In fact, one might suggest that precisely here lies one of the greatest arguments in favour of the disciplined, rigorous academic study of biography as a developing form. It is exactly in these shifts and differences – factual, formal, stylistic, ideological, aesthetic – between early and later biographies that students could find an endless source of interest and historical information. They would discover how reputations developed, how fashions changed, how social and moral attitudes moved, how standards of judgement altered, as each generation, one after another, continuously reconsidered and idealised or condemned its forebears in the writing and rewriting of biography.
Here one is considering virtually a new discipline, which might be called comparative biography.
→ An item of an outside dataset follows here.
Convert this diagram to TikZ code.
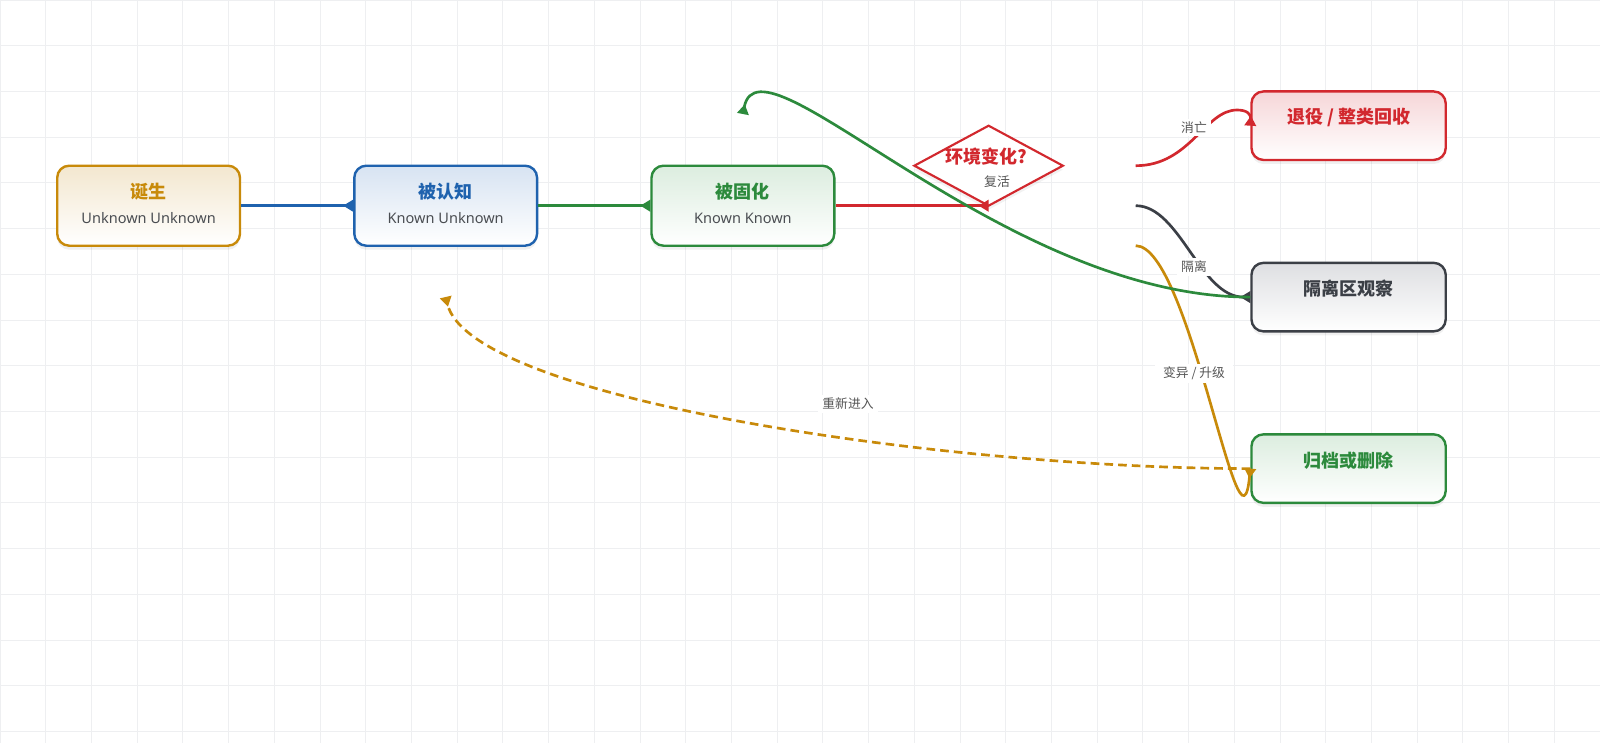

It is based on the premise that every biography is one particular interpretation of a life, and that many different interpretations or reassessments are always possible. (If there can be innumerable different interpretations of a fictional character – Hamlet, Moll Flanders, Mr Pickwick, Tess – then surely there can be as many of a historical one.) So, in comparative biography the student examines the handling of one subject by a number of different biographers, and over several different historical periods. In the case of Shelley, for example, one might compare the biographies by his contemporaries Hogg and Peacock (1858) with the late-Victorian one by Professor Edward Dowden (1886), the jazz-age one by André Maurois (1924), and the American New Deal biography by Newman Ivey White (1940). The ‘Shelley’ that we have inherited has grown out of all these versions, and he in turn reflects back a particular picture of each generation which has, alternately, been inspired or bored or scandalised by him.